"Les fils de Sion" le nouveau tome des frères Rubinstein entraîne les lecteurs d’Hollywood à la Palestine, en passant par le camp de Sobibor. Le cycle se poursuit avec de multiples rebondissements. Rencontre avec son scénariste, le tourangeau Luc Brunschwig.
L’album s’ouvre sur l’image d’un grand écran en noir et blanc. Dans la cour d’un centre pénitencier, Salomon, enfant reçoit un panier sous le regard menaçant d’un horrible gardien à la moustache stalinienne. Nous sommes en 1936, à la première du film de Salomon Rubinstein, " L’enfance volée ".
La salle est comble. Le cinéma est l’un des plus célèbres du monde, le Chinese Theatre de Los Angeles, reconnaissable grâce à ses dorures et ses colonnes sculptées à la façon de pagodes. Dans le public, Moïse se lève et quitte la salle… Son frère, Salomon le suit : "Je me doutais que cette projection serait un moment difficile". Troublants de sincérité, les personnages nous sommes proches.
Normal, Luc Brunschwig a puisé dans son histoire personnelle : " Au départ, j’avais envie de raconter la relation entre deux frères. Cette complicité, je l’ai avec mon frère depuis 53 ans. Lui, il est très discret. Il ne s’engage qu’après-avoir pesé toutes les conséquences, alors que moi, je suis plus à vif, je plonge dans tous les pièges de la vie, un peu comme Salomon. Je voulais rendre hommage à notre relation. Un débrouillard et un intellectuel. On s’adore. "
Dans la série Lloyd Singer, son frère apparaissait déjà . Cette fois, il fallait changer au moins le physique. Etienne Le Roux, le dessinateur a eu carte blanche pour dessiner les personnages. " Avec Etienne, c’est toujours extra. Tu commences à ouvrir ses planches, et c’est parti, c’est sublime. Tu reviens dessus dix fois, vingt fois... il y a toujours un détail à remarquer. Loïc Chevallier, son collaborateur crée l’ambiance de l’époque, c’est un régal." raconte Luc.

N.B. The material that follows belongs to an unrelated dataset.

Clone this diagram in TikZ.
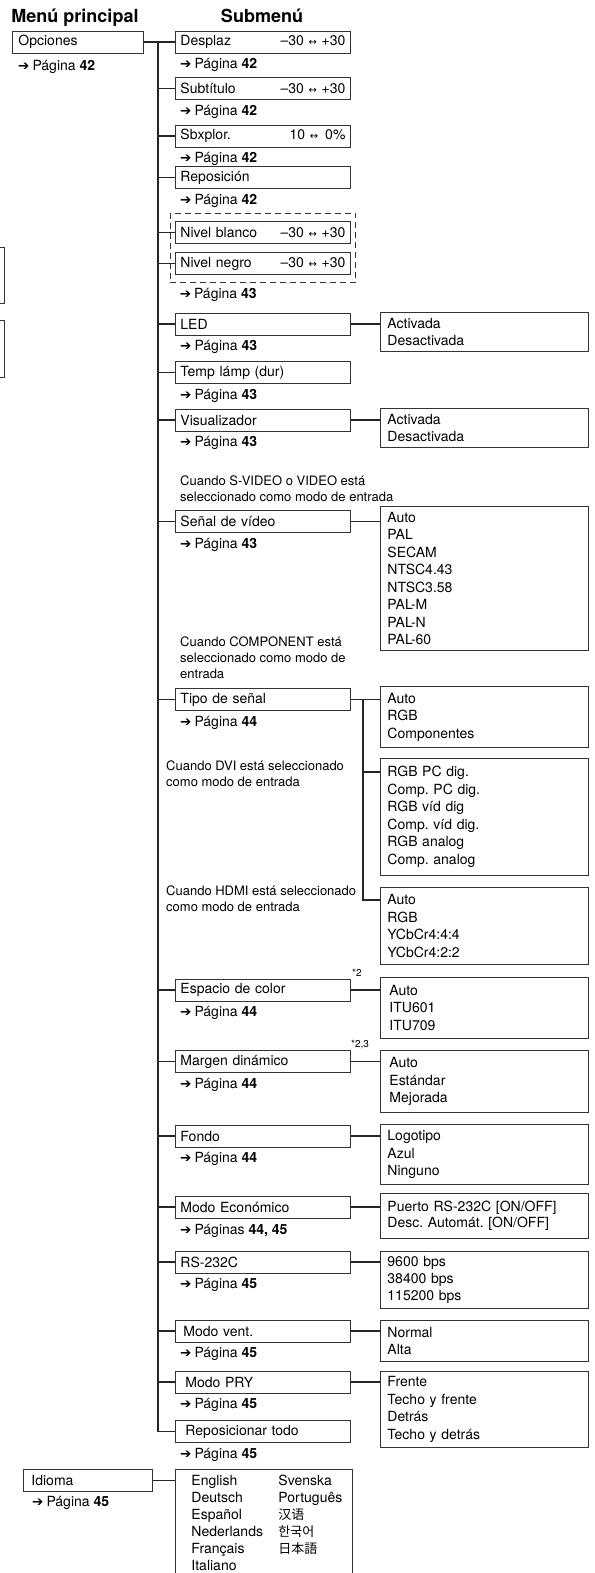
\documentclass[tikz,border=0pt]{standalone}
\usepackage{fontspec}
\setmainfont{TeX Gyre Heros}
\newfontfamily\symfont{DejaVu Sans}
\newfontfamily\cjksc{Noto Sans CJK SC}
\newfontfamily\cjkkr{Noto Sans CJK KR}
\newfontfamily\cjkjp{Noto Sans CJK JP}
\usetikzlibrary{fit}
\frenchspacing

\newcommand\parrow{{\symfont\fontsize{13.5}{13.5}\selectfont ➔}\hspace{3pt}}
\newcommand\pag[1]{\parrow Página \textbf{#1}}
\newcommand\rng[2]{\hskip 0pt plus 1filll #1 {\symfont\fontsize{10}{10}\selectfont ↔} #2}

\begin{document}
\begin{tikzpicture}[x=1pt, y=-1pt,
	boxline/.style={draw=black!80, line width=0.9pt},
	menubox/.style={boxline, anchor=west, minimum height=22pt, inner xsep=5pt, inner ysep=0pt, align=left, font=\fontsize{14}{17}\selectfont},
	subbox/.style={menubox, text width=165pt},
	optbox/.style={boxline, anchor=north west, inner xsep=7pt, inner ysep=0pt, text width=194pt, align=left, font=\fontsize{14}{17.5}\selectfont},
	pagelbl/.style={anchor=west, inner sep=0pt, font=\fontsize{14}{17}\selectfont},
	note/.style={anchor=north west, inner sep=0pt, align=left, font=\fontsize{13}{16}\selectfont},
	head/.style={anchor=base, inner sep=0pt, font=\bfseries\fontsize{18}{18}\selectfont},
	link/.style={line width=1.4pt, black!85}]
	\useasboundingbox (0,0) rectangle (594,1573);
	\clip (0,0) rectangle (594,1573);

	% headings
	\node[head] (hmain) at (75,23) {Menú principal};
	\node[head] (hsub) at (262,23) {Submenú};

	% main menu
	\node[menubox, text width=119pt, inner xsep=6pt] (opciones) at (12,42) {Opciones};
	\node[pagelbl] (pgopc) at ([shift={(6,13)}]opciones.south west) {\pag{42}};
	\node[menubox, text width=113pt, inner xsep=8pt] (idioma) at (23,1480.5) {Idioma};
	\node[pagelbl] (pgidi) at ([shift={(9,11)}]idioma.south west) {\pag{45}};

	% cut-off boxes at the left edge
	\draw[boxline] (-20,247) rectangle (4,303);
	\draw[boxline] (-20,320) rectangle (4,377);

	% submenu
	\node[subbox] (desplaz) at (175,42) {Desplaz\rng{–30}{+30}};
	\node[subbox] (subtitulo) at (175,88.5) {Subtítulo\rng{–30}{+30}};
	\node[subbox] (sbxplor) at (175,136) {Sbxplor.\rng{10}{\,0\%}};
	\node[subbox] (reposicion) at (175,177.5) {Reposición};
	\node[subbox] (nivblanco) at (175,232.5) {Nivel blanco\rng{–30}{+30}};
	\node[subbox] (nivnegro) at (175,263.5) {Nivel negro\rng{–30}{+30}};
	\node[fit=(nivblanco)(nivnegro), inner xsep=5pt, inner ysep=7.5pt, draw=black!80, line width=0.9pt, dash pattern=on 6pt off 4pt] (nivgroup) {};
	\node[subbox] (led) at (175,324) {LED};
	\node[subbox] (templamp) at (175,372.5) {Temp lámp (dur)};
	\node[subbox] (visual) at (175,420) {Visualizador};
	\node[subbox] (senal) at (175,521.5) {Señal de vídeo};
	\node[subbox] (tipo) at (175,699.5) {Tipo de señal};
	\node[subbox] (espacio) at (175,990) {Espacio de color};
	\node[subbox] (margen) at (175,1061.5) {Margen dinámico};
	\node[subbox] (fondo) at (175,1136) {Fondo};
	\node[subbox] (modoeco) at (175,1207) {Modo Económico};
	\node[subbox] (rs) at (175,1262) {RS-232C};
	\node[subbox] (vent) at (175,1331) {\hspace{3pt}Modo vent.};
	\node[subbox] (pry) at (175,1382) {\hspace{5pt}Modo PRY};
	\node[subbox] (reptodo) at (175,1431.5) {\hspace{5pt}Reposicionar todo};

	% page references
	\foreach \n/\p in {desplaz/42, subtitulo/42, sbxplor/42, reposicion/42, led/43, templamp/43, visual/43, senal/43, tipo/44, espacio/44, margen/44, fondo/44, rs/45, vent/45, pry/45, reptodo/45}
		\node[pagelbl] (pg\n) at ([shift={(5,11.5)}]\n.south west) {\pag{\p}};
	\node[pagelbl] (pgniv) at ([shift={(10,12)}]nivgroup.south west) {\pag{43}};
	\node[pagelbl] (pgmodoeco) at ([shift={(5,12)}]modoeco.south west) {\parrow Páginas \textbf{44, 45}};

	% conditions
	\node[note] (nsvideo) at (180,475.5) {Cuando S-VIDEO o VIDEO está\\seleccionado como modo de entrada};
	\node[note] (ncomp) at (180,637) {Cuando COMPONENT está\\seleccionado como modo de\\entrada};
	\node[note] (ndvi) at (166,760.5) {Cuando DVI está seleccionado\\como modo de entrada};
	\node[note] (nhdmi) at (166,885.5) {Cuando HDMI está seleccionado\\como modo de entrada};
	\node[note, anchor=west, font=\fontsize{10}{10}\selectfont] (fn2) at (352,973) {*2};
	\node[note, anchor=west, font=\fontsize{10}{10}\selectfont] (fn23) at (351,1045) {*2,3};

	% settings
	\node[optbox, minimum height=39pt] (ledopt) at (380,312) {Activada\\Desactivada};
	\node[optbox, minimum height=39pt] (visopt) at (380,408) {Activada\\Desactivada};
	\node[optbox, minimum height=144pt] (senalopt) at (380,506) {Auto\\PAL\\SECAM\\NTSC4.43\\NTSC3.58\\PAL-M\\PAL-N\\PAL-60};
	\node[optbox, minimum height=61pt] (tipoa) at (380,686) {Auto\\RGB\\Componentes};
	\node[optbox, minimum height=117pt] (tipob) at (380,758) {RGB PC dig.\\Comp. PC dig.\\RGB víd dig\\Comp. víd dig.\\RGB analog\\Comp. analog};
	\node[optbox, minimum height=77pt] (tipoc) at (380,887) {Auto\\RGB\\YCbCr4:4:4\\YCbCr4:2:2};
	\node[optbox, minimum height=61pt, inner xsep=9pt, text width=190pt] (espopt) at (380,977) {Auto\\ITU601\\ITU709};
	\node[optbox, minimum height=62pt, inner xsep=9pt, text width=190pt] (margopt) at (380,1050) {Auto\\Estándar\\Mejorada};
	\node[optbox, minimum height=60pt] (fondopt) at (380,1124) {Logotipo\\Azul\\Ninguno};
	\node[optbox, minimum height=45pt, font=\fontsize{14}{16}\selectfont] (ecoopt) at (380,1193) {Puerto RS-232C [ON/OFF]\\Desc. Automát. [ON/OFF]};
	\node[optbox, minimum height=57pt, font=\fontsize{14}{17}\selectfont] (rsopt) at (380,1251) {9600 bps\\38400 bps\\115200 bps};
	\node[optbox, minimum height=41pt] (ventopt) at (380,1320) {Normal\\Alta};
	\node[optbox, minimum height=76pt] (pryopt) at (380,1371) {Frente\\Techo y frente\\Detrás\\Techo y detrás};
	\node[optbox, minimum height=110pt, inner xsep=16pt, text width=145pt, font=\fontsize{14}{16.9}\selectfont] (langs) at (175,1469) {%
		\begin{tabular}{@{}p{87pt}@{}l@{}}
		English & Svenska\\
		Deutsch & Português\\
		Español & {\cjksc\fontsize{13}{13}\selectfont 汉语}\\
		Nederlands & {\cjkkr\fontsize{13}{13}\selectfont 한국어}\\
		Français & {\cjkjp\fontsize{13}{13}\selectfont 日本語}\\
		Italiano &
		\end{tabular}};

	% connectors
	\coordinate (trunk) at ([xshift=14pt]opciones.east);
	\draw[link] (opciones.east) -- (desplaz.west);
	\draw[link] (trunk) |- (reptodo.west);
	\foreach \n in {subtitulo, sbxplor, reposicion, nivblanco, nivnegro, led, templamp, visual, senal, tipo, espacio, margen, fondo, modoeco, rs, vent, pry}
		\draw[link] (\n.west) -- (\n.west -| trunk);
	\foreach \n/\o in {led/ledopt, visual/visopt, senal/senalopt, espacio/espopt, margen/margopt, fondo/fondopt, modoeco/ecoopt, rs/rsopt, vent/ventopt, pry/pryopt}
		\draw[link] (\n.east) -- (\n.east -| \o.west);
	\coordinate (subtrunk) at ([xshift=12pt]tipo.east);
	\coordinate (bjoin) at ([yshift=-14pt]tipob.north west);
	\draw[link] (tipo.east) -- (tipo.east -| tipoa.west);
	\draw[link] (subtrunk) |- ([yshift=-13pt]tipoc.north west);
	\draw[link] (bjoin) -- (bjoin -| subtrunk);
	\draw[link] (idioma.east) -- (idioma.east -| langs.west);
\end{tikzpicture}
\end{document}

BD historique, le scénariste nous offre un regard nouveau sur les discriminations, comme ces quotas d’élèves juifs imposés dans les universités américaines. L'album fortement documenté fait référence à Jean Genet, en évoquant le bagne agricole de Mettray. " Chaque paysan touchant une prime de cinquante francs par colon évadé qu'il ramenait, c'est une véritable chasse à l'enfant, avec fourches, fusils et chiens qui se livrait jour et nuit dans la campagne de Mettray " lit-on dans le "miracle de la rose", des mots que l’on retrouvera dans la bouche de Salomon dans les dix premières pages de la BD.
Luc tenait également à rendre hommage au vécu de sa famille. "Je voulais parler de ma judaïté, des camps d’extermination. Mon oncle et mon grand-père sont morts à Auschwitz. En 1942, à Montargis, mon père avait 15 ans. Il a été sauvé d’extrême justesse par des voisins... "
Dans ce tome, on retrouve avec joie, Djerzezak , la jeune femme aveugle, critique de cinéma. Elle avait disparu au tome 2. "Le lecteur doit se poser des questions. Pourquoi, alors qu’on était sur le point de suivre Salomon au bagne, ne le retrouve-t-on pas ?" Tout est décalé dans le temps, c’est l’art du scénariste affirme Luc, avec une pointe d’espièglerie.
Luc Brunschwig ajoute : " J’aime utiliser le réel comme matière pour en faire de la fiction. "
Si le Paris des années 30, gangréné par la montée d'un fascisme français vous intéresse, n’hésitez pas à relire les trois premiers tomes et à savourer cette suite. L’épopée captive. Au fil des pages, les personnages deviennent de plus en plus attachants. On attend le tome 5 avec impatience. Généreux, Luc nous dévoile déjà un peu des péripéties à suivre dans les prochains tomes. Au programme : les raisons pour lesquelles Moïse est parti en Europe, la création de l’Etat d’Israël. On retournera aussi à Sobibor, le seul camp où il y a eu une révolte, 70 personnes ont survécu. Le tome 4 donne déjà le ton.